→ **Information supplied**:
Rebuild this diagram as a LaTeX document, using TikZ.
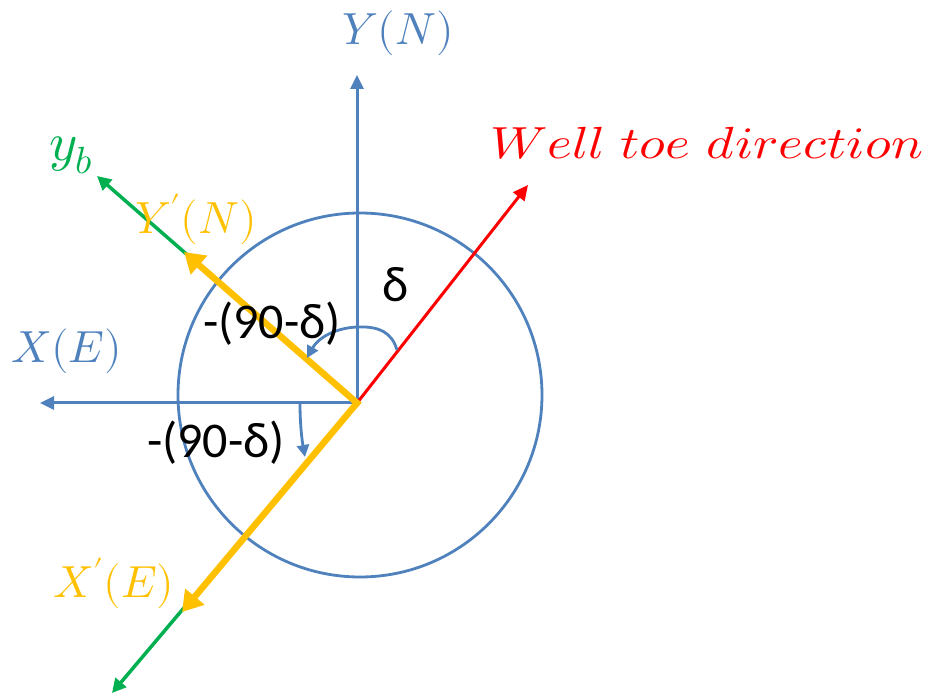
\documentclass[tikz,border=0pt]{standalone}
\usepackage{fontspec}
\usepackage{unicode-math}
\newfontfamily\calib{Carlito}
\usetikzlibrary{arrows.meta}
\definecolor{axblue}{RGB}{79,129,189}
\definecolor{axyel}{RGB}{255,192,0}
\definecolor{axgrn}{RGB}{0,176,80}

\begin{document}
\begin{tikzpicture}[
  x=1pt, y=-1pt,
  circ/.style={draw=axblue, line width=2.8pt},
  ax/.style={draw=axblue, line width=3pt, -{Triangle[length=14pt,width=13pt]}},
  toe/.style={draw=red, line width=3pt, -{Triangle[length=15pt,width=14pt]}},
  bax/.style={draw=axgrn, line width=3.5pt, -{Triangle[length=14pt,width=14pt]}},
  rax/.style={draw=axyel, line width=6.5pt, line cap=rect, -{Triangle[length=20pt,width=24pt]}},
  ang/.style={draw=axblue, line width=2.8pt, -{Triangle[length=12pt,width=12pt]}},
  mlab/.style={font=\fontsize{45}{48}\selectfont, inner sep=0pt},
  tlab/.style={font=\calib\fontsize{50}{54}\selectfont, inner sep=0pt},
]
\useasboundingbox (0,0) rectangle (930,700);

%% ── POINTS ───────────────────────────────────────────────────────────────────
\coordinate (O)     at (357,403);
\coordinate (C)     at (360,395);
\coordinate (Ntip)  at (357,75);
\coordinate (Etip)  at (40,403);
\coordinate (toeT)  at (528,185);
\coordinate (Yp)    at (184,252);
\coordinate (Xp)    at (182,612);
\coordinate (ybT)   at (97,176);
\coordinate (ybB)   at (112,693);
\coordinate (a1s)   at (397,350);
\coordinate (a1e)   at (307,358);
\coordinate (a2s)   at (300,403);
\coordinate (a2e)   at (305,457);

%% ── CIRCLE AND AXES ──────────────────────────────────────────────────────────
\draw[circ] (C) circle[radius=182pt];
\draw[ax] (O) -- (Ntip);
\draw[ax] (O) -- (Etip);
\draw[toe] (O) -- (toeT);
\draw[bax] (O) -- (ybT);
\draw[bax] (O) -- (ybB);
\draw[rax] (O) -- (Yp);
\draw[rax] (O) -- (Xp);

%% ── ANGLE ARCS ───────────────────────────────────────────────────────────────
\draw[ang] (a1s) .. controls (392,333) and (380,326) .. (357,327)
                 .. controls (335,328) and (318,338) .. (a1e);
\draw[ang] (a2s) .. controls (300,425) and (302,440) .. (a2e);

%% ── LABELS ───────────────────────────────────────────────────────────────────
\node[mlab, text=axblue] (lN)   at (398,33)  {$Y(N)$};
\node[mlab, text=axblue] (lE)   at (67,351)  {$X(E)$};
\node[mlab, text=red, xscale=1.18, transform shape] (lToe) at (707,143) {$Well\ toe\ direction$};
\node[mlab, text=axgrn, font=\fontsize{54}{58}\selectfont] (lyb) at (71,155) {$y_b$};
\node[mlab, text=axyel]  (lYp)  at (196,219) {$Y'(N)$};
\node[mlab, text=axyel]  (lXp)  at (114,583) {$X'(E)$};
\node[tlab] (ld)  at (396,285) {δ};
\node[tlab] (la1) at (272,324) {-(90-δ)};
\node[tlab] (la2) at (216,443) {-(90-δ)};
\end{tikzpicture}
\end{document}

→ **Written request**: Write out the material above again, word for word, minus its pictures.

→ **Expected answer**:
Rebuild this diagram as a LaTeX document, using TikZ.
\documentclass[tikz,border=0pt]{standalone}
\usepackage{fontspec}
\usepackage{unicode-math}
\newfontfamily\calib{Carlito}
\usetikzlibrary{arrows.meta}
\definecolor{axblue}{RGB}{79,129,189}
\definecolor{axyel}{RGB}{255,192,0}
\definecolor{axgrn}{RGB}{0,176,80}

\begin{document}
\begin{tikzpicture}[
  x=1pt, y=-1pt,
  circ/.style={draw=axblue, line width=2.8pt},
  ax/.style={draw=axblue, line width=3pt, -{Triangle[length=14pt,width=13pt]}},
  toe/.style={draw=red, line width=3pt, -{Triangle[length=15pt,width=14pt]}},
  bax/.style={draw=axgrn, line width=3.5pt, -{Triangle[length=14pt,width=14pt]}},
  rax/.style={draw=axyel, line width=6.5pt, line cap=rect, -{Triangle[length=20pt,width=24pt]}},
  ang/.style={draw=axblue, line width=2.8pt, -{Triangle[length=12pt,width=12pt]}},
  mlab/.style={font=\fontsize{45}{48}\selectfont, inner sep=0pt},
  tlab/.style={font=\calib\fontsize{50}{54}\selectfont, inner sep=0pt},
]
\useasboundingbox (0,0) rectangle (930,700);

%% ── POINTS ───────────────────────────────────────────────────────────────────
\coordinate (O)     at (357,403);
\coordinate (C)     at (360,395);
\coordinate (Ntip)  at (357,75);
\coordinate (Etip)  at (40,403);
\coordinate (toeT)  at (528,185);
\coordinate (Yp)    at (184,252);
\coordinate (Xp)    at (182,612);
\coordinate (ybT)   at (97,176);
\coordinate (ybB)   at (112,693);
\coordinate (a1s)   at (397,350);
\coordinate (a1e)   at (307,358);
\coordinate (a2s)   at (300,403);
\coordinate (a2e)   at (305,457);

%% ── CIRCLE AND AXES ──────────────────────────────────────────────────────────
\draw[circ] (C) circle[radius=182pt];
\draw[ax] (O) -- (Ntip);
\draw[ax] (O) -- (Etip);
\draw[toe] (O) -- (toeT);
\draw[bax] (O) -- (ybT);
\draw[bax] (O) -- (ybB);
\draw[rax] (O) -- (Yp);
\draw[rax] (O) -- (Xp);

%% ── ANGLE ARCS ───────────────────────────────────────────────────────────────
\draw[ang] (a1s) .. controls (392,333) and (380,326) .. (357,327)
                 .. controls (335,328) and (318,338) .. (a1e);
\draw[ang] (a2s) .. controls (300,425) and (302,440) .. (a2e);

%% ── LABELS ───────────────────────────────────────────────────────────────────
\node[mlab, text=axblue] (lN)   at (398,33)  {$Y(N)$};
\node[mlab, text=axblue] (lE)   at (67,351)  {$X(E)$};
\node[mlab, text=red, xscale=1.18, transform shape] (lToe) at (707,143) {$Well\ toe\ direction$};
\node[mlab, text=axgrn, font=\fontsize{54}{58}\selectfont] (lyb) at (71,155) {$y_b$};
\node[mlab, text=axyel]  (lYp)  at (196,219) {$Y'(N)$};
\node[mlab, text=axyel]  (lXp)  at (114,583) {$X'(E)$};
\node[tlab] (ld)  at (396,285) {δ};
\node[tlab] (la1) at (272,324) {-(90-δ)};
\node[tlab] (la2) at (216,443) {-(90-δ)};
\end{tikzpicture}
\end{document}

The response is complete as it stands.